The certificate of title statute requires that for a transfer of ownership to be effective, the owner must "execute to the transferee an assignment and warranty of the title in the space provided on the certificate . . . and cause the certificate and assignment to be mailed or delivered to the transferee or to the Secretary of State." 625 Ill. Comp. Stat. Ann. 5/3-112(a). If the Court were to apply only this general rule, it would be forced to conclude that neither Debtor nor the Auction owned the vehicles in dispute. The sellers never executed an assignment of the vehicles to either party. The assignment on the certificate of title was made to Debtor only after Debtor paid the Auction. The statute, however, creates two exceptions to this general rule that are relevant here. Applying either exception to the present facts, the Court must reach the conclusion that it did under the UCC: the Auction never became an owner of the vehicles, Debtor did.
The first exception maintains that a transfer of a motor vehicle will be effective "as between the parties," even where they have not complied with these provisions of section 3-112(a). 625 Ill. Comp. Stat. Ann. 5/3-112(e). The sales ticket lists Debtor as the buyer of these vehicles. The "parties" to the original transaction were the sellers and Debtor. Therefore, Debtor, and not the Auction, became the owner of these vehicles under this exception.
The second exception applies to dealers: "No certificate of title need be obtained for . . . [a] vehicle owned by a manufacturer or dealer and held for sale . . . provided a dealer reassignment area is still available on the manufacturer's certificate of origin or the Illinois title." 625 Ill. Comp. Stat. Ann. 5/3-102. Again, this suggests that Debtor rather than Auction owned the vehicles. The Auction did not act as a dealer, acquiring the vehicles and holding them for sale. Rather, the Auction allowed Debtor to take possession of the vehicles and hold them for sale on Debtor's terms.
The Auction relies on Seventh Circuit authority interpreting the certificate of title statute. In re Robison, 665 F.2d 166, 168-69 (7th Cir. 1981). Robison holds that, where the parties have not complied with the statute, the parties' intent must determine ownership. Id. Once again, the application of this rule favors Debtor. The evidence establishes that the Auction never intended to "own" the vehicles.
"Intent should be determined by an objective standard which takes into account the economic realities of the transaction rather than the subjective intent of the parties." In re Ide Jewelry Co., 75 B.R. 969, 977 (Bankr.S.D.N.Y. 1987) (citations omitted). The economic realities of this case clearly indicate that Debtor owned these vehicles, that he was absolutely liable for the purchase price, and that the Auction therefore was Debtor's creditor. The circumstances suggest that Auction held onto the certificates of title as a form of security, not as a means of retaining ownership.

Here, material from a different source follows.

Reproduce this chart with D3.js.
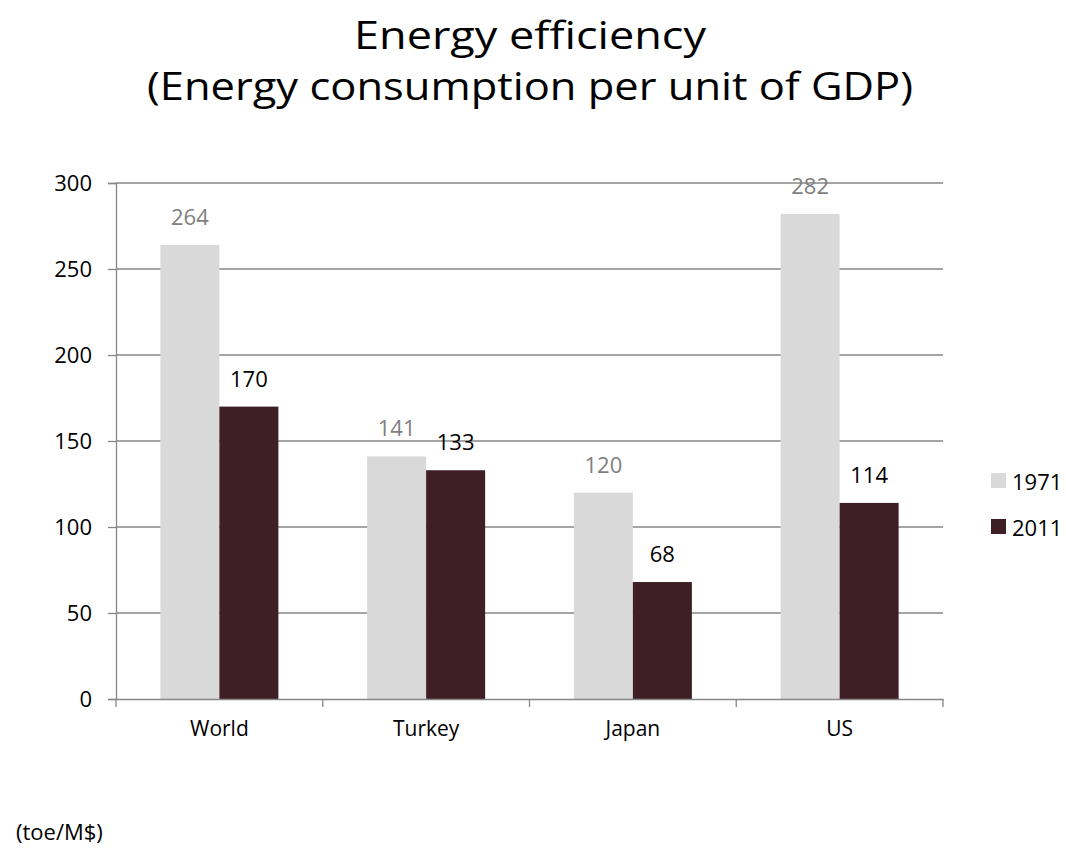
<!doctype html>
<html>
<head>
<meta charset="utf-8">
<script src="https://d3js.org/d3.v7.min.js"></script>
<style>
  body { margin: 0; background: #fff; }
  text { font-family: "Open Sans", "Noto Sans", sans-serif; }
</style>
</head>
<body>
<svg width="1066" height="848"></svg>
<script>
var categories = ["World", "Turkey", "Japan", "US"];
var seriesNames = ["1971", "2011"];
var values1971 = [264, 141, 120, 282];
var values2011 = [170, 133, 68, 114];
var yTicks = [0, 50, 100, 150, 200, 250, 300];

var colors = { "1971": "#d9d9d9", "2011": "#3f1f26" };
var labelColors = { "1971": "#7f7f7f", "2011": "#000000" };

var svg = d3.select("svg");

var plotLeft = 116, plotRight = 943, plotTop = 183, plotBottom = 699;

var data = categories.map(function(c, i) {
    return { cat: c, vals: [
        { s: "1971", v: values1971[i] },
        { s: "2011", v: values2011[i] }
    ] };
});

var x0 = d3.scaleBand().domain(categories).range([plotLeft, plotRight]).padding(0);
var x1 = d3.scaleBand().domain(seriesNames).range([0, x0.bandwidth()])
    .paddingInner(0).paddingOuter(0.752);
var y = d3.scaleLinear().domain([0, 300]).range([plotBottom, plotTop]);

// title, fitted to the width of the original
svg.append("text")
    .attr("x", 530).attr("y", 49)
    .attr("text-anchor", "middle")
    .attr("font-size", "39px")
    .attr("textLength", 352)
    .attr("lengthAdjust", "spacingAndGlyphs")
    .text("Energy efficiency");
svg.append("text")
    .attr("x", 530).attr("y", 100)
    .attr("text-anchor", "middle")
    .attr("font-size", "39px")
    .attr("textLength", 766)
    .attr("lengthAdjust", "spacingAndGlyphs")
    .text("(Energy consumption per unit of GDP)");

// y axis
var yAxis = svg.append("g")
    .attr("transform", "translate(" + plotLeft + ",0)")
    .call(d3.axisLeft(y).tickValues(yTicks).tickSize(8).tickPadding(16));
yAxis.select(".domain").attr("stroke", "#868686").attr("stroke-width", 1.3);
yAxis.selectAll(".tick line").attr("stroke", "#868686").attr("stroke-width", 1.3);
yAxis.selectAll(".tick text")
    .attr("font-family", "Open Sans")
    .attr("font-size", "22px")
    .attr("fill", "#000");

// gridlines
svg.append("g")
    .selectAll("line")
    .data(yTicks.filter(function(d) { return d > 0; }))
    .enter().append("line")
    .attr("x1", plotLeft).attr("x2", plotRight)
    .attr("y1", function(d) { return y(d); })
    .attr("y2", function(d) { return y(d); })
    .attr("stroke", "#868686")
    .attr("stroke-width", 1.3);

// bars
var groups = svg.append("g")
    .selectAll("g")
    .data(data)
    .enter().append("g")
    .attr("transform", function(d) { return "translate(" + x0(d.cat) + ",0)"; });

groups.selectAll("rect")
    .data(function(d) { return d.vals; })
    .enter().append("rect")
    .attr("x", function(d) { return x1(d.s); })
    .attr("y", function(d) { return y(d.v); })
    .attr("width", x1.bandwidth())
    .attr("height", function(d) { return plotBottom - y(d.v); })
    .attr("fill", function(d) { return colors[d.s]; });

groups.selectAll(".lbl")
    .data(function(d) { return d.vals; })
    .enter().append("text")
    .attr("class", "lbl")
    .attr("x", function(d) { return x1(d.s) + x1.bandwidth() / 2; })
    .attr("y", function(d) { return y(d.v) - 20; })
    .attr("text-anchor", "middle")
    .attr("font-size", "22px")
    .attr("fill", function(d) { return labelColors[d.s]; })
    .text(function(d) { return d.v; });

// x axis
var xAxis = svg.append("g")
    .attr("transform", "translate(0," + plotBottom + ")")
    .call(d3.axisBottom(x0).tickSize(0).tickPadding(22));
xAxis.select(".domain").attr("stroke", "#868686").attr("stroke-width", 1.3);
xAxis.selectAll(".tick text")
    .attr("font-family", "Open Sans")
    .attr("font-size", "21px")
    .attr("fill", "#000");

svg.append("g")
    .selectAll("line")
    .data(categories.map(function(c) { return x0(c); }).concat([plotRight]))
    .enter().append("line")
    .attr("x1", function(d) { return d; }).attr("x2", function(d) { return d; })
    .attr("y1", plotBottom).attr("y2", plotBottom + 8)
    .attr("stroke", "#868686")
    .attr("stroke-width", 1.3);

// legend
var legend = svg.append("g")
    .selectAll("g")
    .data(seriesNames)
    .enter().append("g")
    .attr("transform", function(d, i) { return "translate(991," + (473 + i * 46) + ")"; });
legend.append("rect")
    .attr("width", 15).attr("height", 15)
    .attr("fill", function(d) { return colors[d]; });
legend.append("text")
    .attr("x", 21).attr("y", 8)
    .attr("dominant-baseline", "central")
    .attr("font-size", "22px")
    .text(function(d) { return d; });

// unit note
svg.append("text")
    .attr("x", 16).attr("y", 840)
    .attr("font-size", "22px")
    .text("(toe/M$)");
</script>
</body>
</html>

Therefore, the only result which can be reached under these facts is that the cars belonged to Debtor and became part of Debtor's estate on the day he filed bankruptcy.
WHEREFORE, Trustee's Complaint to Avoid Transfer and for Turnover is GRANTED.
FURTHER, the Court orders Defendant Greater Quad Cities Auto Auction to turn over all property or proceeds of property received by it from Debtor post-petition.
FURTHER, judgment shall enter accordingly.